In the final analysis, Who Killed Malcolm X? does a competent job at making the case that the late William X Bradley was in fact intimately involved in the killing of Malcolm X but was never punished for that crime. It does a less effective job of proving its claim that Norman 3X Butler (aka Muhammad Abdul Aziz) and Thomas 15X Johnson (Khalil Islam) were innocent.

But clearly, the film’s objective was not simply to exonerate these men. Its larger purpose was to bang the drum of white racism loudly enough for all the nation to hear. If not for the white power structure dominating the FBI and the NYPD, we are told, Malcolm may well have been able to escape assassination altogether, and a pair of innocent men might have been able to avoid spending two decades apiece in prison. We see Butler/Aziz himself articulate this message with crystal clarity in the film: “When the white man say you guilty, you guilty. Why?

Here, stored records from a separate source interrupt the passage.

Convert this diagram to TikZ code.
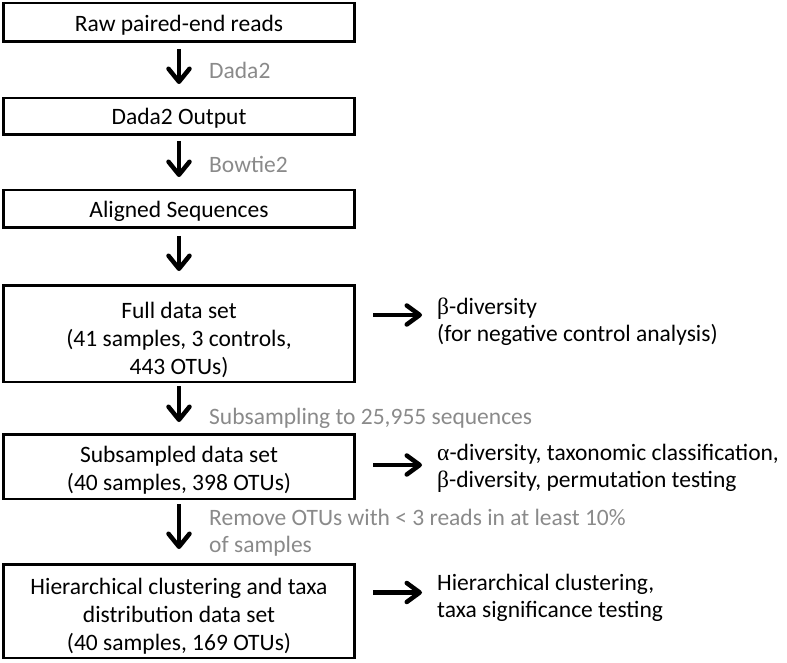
\documentclass[tikz,border=0pt]{standalone}
\usepackage{fontspec}
\setmainfont{Carlito}
\newfontfamily\grk{Liberation Serif}
\usetikzlibrary{arrows.meta}
\definecolor{labgray}{RGB}{138,138,138}
\begin{document}
\begin{tikzpicture}[x=1pt,y=-1pt,
  box/.style={draw, line width=2.5pt, minimum width=351pt, inner sep=0pt},
  boxtext/.style={inner sep=0pt, align=center, font=\fontsize{23.5}{28}\selectfont},
  lab/.style={anchor=west, inner sep=0pt, text=labgray, align=left,
    font=\fontsize{23.5}{27}\selectfont},
  side/.style={anchor=west, inner sep=0pt, align=left,
    font=\fontsize{23.5}{27}\selectfont},
  darrow/.style={line width=4.5pt, -{Straight Barb[length=13pt,width=21pt,round]}},
  rarrow/.style={line width=4.5pt, -{Straight Barb[length=13pt,width=19pt,round]}},
]
\useasboundingbox (0,0) rectangle (787,663);

\node[box, minimum height=38.5pt] (b1) at (179,22.5) {};
\node[box, minimum height=36.5pt] (b2) at (179,116.5) {};
\node[box, minimum height=37.5pt] (b3) at (179,209) {};
\node[box, minimum height=96.5pt] (b4) at (179,333.5) {};
\node[box, minimum height=64.5pt] (b5) at (179,466.5) {};
\node[box, minimum height=93.5pt] (b6) at (179,611) {};

\node[boxtext] (t1) at ([yshift=-2.5pt]b1.center) {Raw paired-end reads};
\node[boxtext] (t2) at ([yshift=-2pt]b2.center) {Dada2 Output};
\node[boxtext] (t3) at ([yshift=-2pt]b3.center) {Aligned Sequences};
\node[boxtext] (t4) at ([yshift=-6pt]b4.center) {Full data set\\(41 samples, 3 controls,\\443 OTUs)};
\node[boxtext] (t5) at ([yshift=-4pt]b5.center) {Subsampled data set\\(40 samples, 398 OTUs)};
\node[boxtext] (t6) at ([yshift=-5pt]b6.center) {Hierarchical clustering and taxa\\distribution data set\\(40 samples, 169 OTUs)};

\draw[darrow, shorten <=6pt, shorten >=13pt] (b1) -- (b2);
\draw[darrow, shorten <=5pt, shorten >=12pt] (b2) -- (b3);
\draw[darrow, shorten <=7pt, shorten >=13pt] (b3) -- (b4);
\draw[darrow, shorten <=3pt, shorten >=11pt] (b4) -- (b5);
\draw[darrow, shorten <=4pt, shorten >=14pt] (b5) -- (b6);

\node[lab] (l1) at (209,70) {Dada2};
\node[lab] (l2) at (209,164) {Bowtie2};
\node[lab] (l4) at (209,418) {Subsampling to 25,955 sequences};
\node[lab] (l5) at (209,533) {Remove OTUs with < 3 reads in at least 10\%\\of samples};

\node[side] (r4) at (437,321.5) {{\grk β}-diversity\\(for negative control analysis)};
\node[side] (r5) at (437,468) {{\grk α}-diversity, taxonomic classification,\\{\grk β}-diversity, permutation testing};
\node[side] (r6) at (437,597.5) {Hierarchical clustering,\\taxa significance testing};

\draw[rarrow, shorten <=17.5pt, shorten >=15pt] ([yshift=6.5pt]b4.east |- r4.west) -- ([yshift=6.5pt]r4.west);
\draw[rarrow, shorten <=17.5pt, shorten >=15pt] ([yshift=3pt]b5.east |- r5.west) -- ([yshift=3pt]r5.west);
\draw[rarrow, shorten <=17.5pt, shorten >=15pt] ([yshift=5pt]b6.east |- r6.west) -- ([yshift=5pt]r6.west);
\end{tikzpicture}
\end{document}
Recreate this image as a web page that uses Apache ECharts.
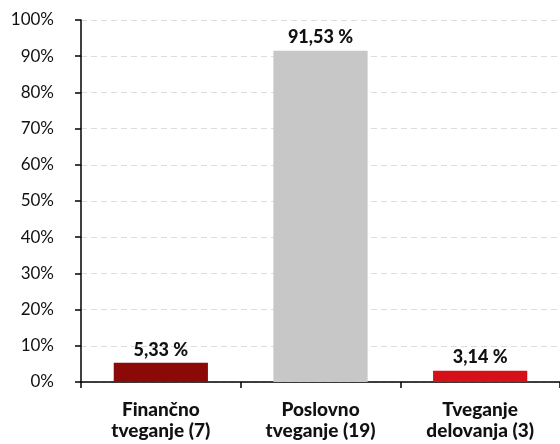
<!DOCTYPE html>
<html>
<head>
<meta charset="utf-8">
<script src="https://cdn.jsdelivr.net/npm/echarts@6/dist/echarts.min.js"></script>
<style>
html, body { margin: 0; padding: 0; background: #fff; }
#chart { width: 560px; height: 444px; }
</style>
</head>
<body>
<div id="chart"></div>
<script>
var categories = ['Finančno\ntveganje (7)', 'Poslovno\ntveganje (19)', 'Tveganje\ndelovanja (3)'];
var values = [5.33, 91.53, 3.14];
var barColors = ['#8b0a07', '#c6c7c6', '#d41019'];

var myChart = echarts.init(document.getElementById('chart'));

var option = {
    animation: false,
    grid: {
        left: 81,
        right: 0,
        top: 20,
        bottom: 62
    },
    xAxis: {
        type: 'category',
        data: categories,
        axisLine: {
            lineStyle: { color: '#000', width: 1.5 }
        },
        axisTick: {
            show: true,
            length: 6,
            lineStyle: { color: '#000', width: 1.5 }
        },
        axisLabel: {
            color: '#111',
            fontFamily: 'Lato',
            fontWeight: 900,
            fontSize: 19,
            lineHeight: 21,
            margin: 17
        }
    },
    yAxis: {
        type: 'value',
        min: 0,
        max: 100,
        interval: 10,
        axisLine: {
            show: true,
            lineStyle: { color: '#000', width: 1.5 }
        },
        axisTick: {
            show: true,
            length: 6,
            lineStyle: { color: '#000', width: 1.5 }
        },
        axisLabel: {
            color: '#111',
            fontFamily: 'Lato',
            fontSize: 17,
            margin: 27,
            formatter: '{value}%'
        },
        splitLine: {
            lineStyle: { color: '#dcdcdc', type: [6, 4] }
        }
    },
    series: [{
        type: 'bar',
        data: values.map(function (v, i) {
            return { value: v, itemStyle: { color: barColors[i] } };
        }),
        barWidth: '59%',
        label: {
            show: true,
            position: 'top',
            distance: 4,
            color: '#111',
            fontFamily: 'Lato',
            fontWeight: 900,
            fontSize: 18,
            formatter: function (p) {
                return p.value.toFixed(2).replace('.', ',') + ' %';
            }
        }
    }]
};
myChart.setOption(option);
</script>
</body>
</html>
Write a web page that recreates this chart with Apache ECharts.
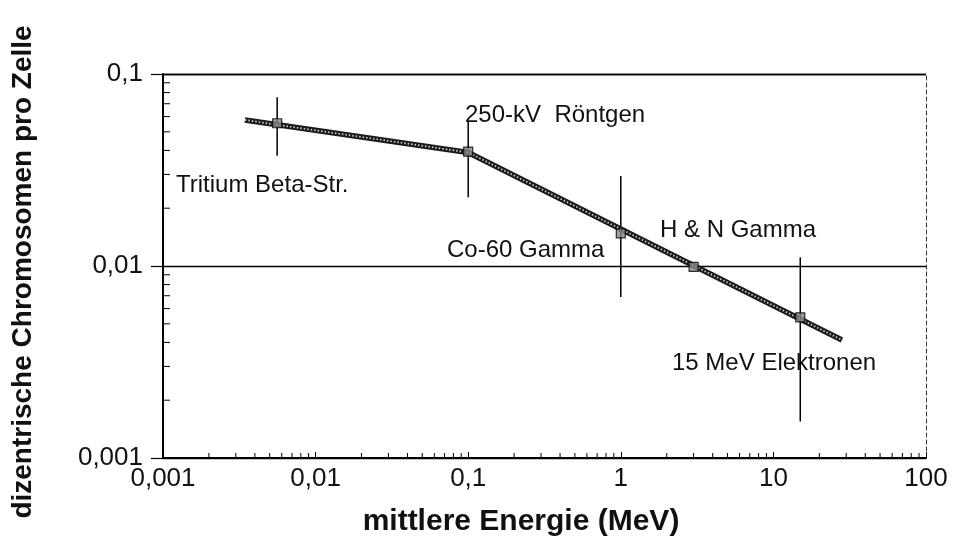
<!DOCTYPE html>
<html>
<head>
<meta charset="utf-8">
<script src="https://cdn.jsdelivr.net/npm/echarts@6/dist/echarts.min.js"></script>
<style>html,body{margin:0;padding:0;background:#fff}#c{width:954px;height:546px}</style>
</head>
<body>
<div id="c"></div>
<script>
// ---- data ----
const energies   = [0.0056, 0.1, 1, 3, 15];          // MeV
const yields     = [0.0554, 0.0394, 0.0148, 0.0099, 0.0054];
const errLow     = [0.0375, 0.0228, 0.0069, null, 0.00155];
const errHigh    = [0.0756, 0.0564, 0.0294, null, 0.0111];
const fitX       = [0.00344, 0.1, 28.1];
const fitY       = [0.0576, 0.039, 0.00412];
const sourceNames = ['Tritium Beta-Str.', '250-kV  Röntgen', 'Co-60 Gamma', 'H & N Gamma', '15 MeV Elektronen'];
const xTickLabels = ['0,001', '0,01', '0,1', '1', '10', '100'];
const yTickLabels = ['0,001', '0,01', '0,1'];
const xTitle = 'mittlere Energie (MeV)';
const yTitle = 'dizentrische Chromosomen pro Zelle';
const minorMult = [2, 3, 4, 5, 6, 7, 8, 9];
const xDecades = [0.001, 0.01, 0.1, 1, 10];
const yDecades = [0.001, 0.01];

const xMinor = [], yMinor = [];
xDecades.forEach(d => minorMult.forEach(m => xMinor.push([+(d * m).toPrecision(3)])));
yDecades.forEach(d => minorMult.forEach(m => yMinor.push([+(d * m).toPrecision(3)])));

const FONT = "'Liberation Sans', Arial, sans-serif";
const chart = echarts.init(document.getElementById('c'), null, {renderer: 'canvas'});

const pts = energies.map((x, i) => [x, yields[i]]);
const errs = energies.map((x, i) => [x, errLow[i], errHigh[i]]).filter(d => d[1] != null);
const fit = fitX.map((x, i) => [x, fitY[i]]);

const labelPos = [[176, 185], [465, 115], [447, 250], [660, 230], [672, 363]];

chart.setOption({
  animation: false,
  backgroundColor: '#fff',
  grid: {left: 163, right: 28, top: 74, bottom: 88},
  xAxis: {
    type: 'log', logBase: 10, min: 0.001, max: 100,
    axisLine: {lineStyle: {color: '#000', width: 2}},
    axisTick: {inside: true, length: 6, lineStyle: {color: '#000', width: 1}},
    axisLabel: {
      fontFamily: FONT, fontSize: 26, color: '#111', margin: 8,
      formatter: v => xTickLabels[Math.round(Math.log10(v)) + 3]
    },
    splitLine: {show: false}
  },
  yAxis: [{
    type: 'log', logBase: 10, min: 0.001, max: 0.1,
    axisLine: {lineStyle: {color: '#000', width: 2}},
    axisTick: {length: 12, lineStyle: {color: '#000', width: 1.2}},
    axisLabel: {
      fontFamily: FONT, fontSize: 26, color: '#111', margin: 20,
      formatter: v => yTickLabels[Math.round(Math.log10(v)) + 3]
    },
    splitLine: {show: true, lineStyle: {color: '#000', width: 1.3}}
  }, {
    type: 'log', logBase: 10, min: 0.001, max: 0.1, position: 'right',
    axisLine: {show: true, lineStyle: {color: '#333', width: 1, type: [4, 3]}},
    axisTick: {show: false}, axisLabel: {show: false}, splitLine: {show: false}
  }],
  series: [
    {
      type: 'custom', name: 'xminor', data: xMinor, silent: true, clip: false,
      renderItem: (params, api) => {
        const p = api.coord([api.value(0), 0.001]);
        return {type: 'line', shape: {x1: p[0], y1: p[1], x2: p[0], y2: p[1] - 5},
                style: {stroke: '#000', lineWidth: 1}};
      }
    },
    {
      type: 'custom', name: 'yminor', data: yMinor, silent: true, clip: false,
      renderItem: (params, api) => {
        const p = api.coord([0.001, api.value(0)]);
        return {type: 'line', shape: {x1: p[0], y1: p[1], x2: p[0] + 7, y2: p[1]},
                style: {stroke: '#000', lineWidth: 1}};
      }
    },
    {
      type: 'custom', name: 'err', data: errs, silent: true, z: 3,
      renderItem: (params, api) => {
        const a = api.coord([api.value(0), api.value(1)]);
        const b = api.coord([api.value(0), api.value(2)]);
        return {type: 'line', shape: {x1: a[0], y1: a[1], x2: b[0], y2: b[1]},
                style: {stroke: '#000', lineWidth: 1.5}};
      }
    },
    {
      type: 'line', data: fit, symbol: 'none', z: 4, silent: true,
      lineStyle: {color: '#1a1a1a', width: 5.5}
    },
    {
      type: 'line', data: fit, symbol: 'none', z: 5, silent: true,
      lineStyle: {color: '#c8c8c8', width: 1.8, type: [1.5, 2]}
    },
    {
      type: 'scatter', data: pts, symbol: 'rect', symbolSize: 9, z: 6,
      itemStyle: {color: '#888', borderColor: '#000', borderWidth: 1.2}
    }
  ],
  graphic: [
    ...sourceNames.map((t, i) => ({
      type: 'text', x: labelPos[i][0], y: labelPos[i][1],
      style: {text: t, font: '24px ' + FONT, fill: '#111', textAlign: 'left', textVerticalAlign: 'middle'}
    })),
    {
      type: 'text', x: 521, y: 522,
      style: {text: xTitle, font: 'bold 30px ' + FONT, fill: '#111', textAlign: 'center', textVerticalAlign: 'middle'}
    },
    {
      type: 'text', x: 23, y: 272, rotation: Math.PI / 2,
      style: {text: yTitle, font: 'bold 28px ' + FONT, fill: '#111', textAlign: 'center', textVerticalAlign: 'middle'}
    }
  ]
});
</script>
</body>
</html>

Cause he says so and he got a gun, or he got a key, or he got money, and it’s that simple.”

It is remarkable that Who Killed Malcolm X? – while purporting to be a nonpartisan search for truth – says not a word about Louis Farrakhan’s admission, many years after the 1965 murder, that he himself had “helped create the atmosphere” that led to the killing of Malcolm. Nor does the film mention the historic 60 Minutes interview of May 2000, where Farrakhan, seated across from Malcolm X’s oldest daughter, Atallah Shabazz, stated quite candidly: “Yes, it is true that black men pulled the trigger. We cannot deny any responsibility in this. Where we are responsible, where our hands are a part of this, we beg God’s mercy and forgiveness.”

Malcolm X was a marked man. The Nation of Islam detested him for his disloyalty to Elijah Muhammad and was determined to murder him. And it did. Neither the FBI nor the NYPD were responsible for that.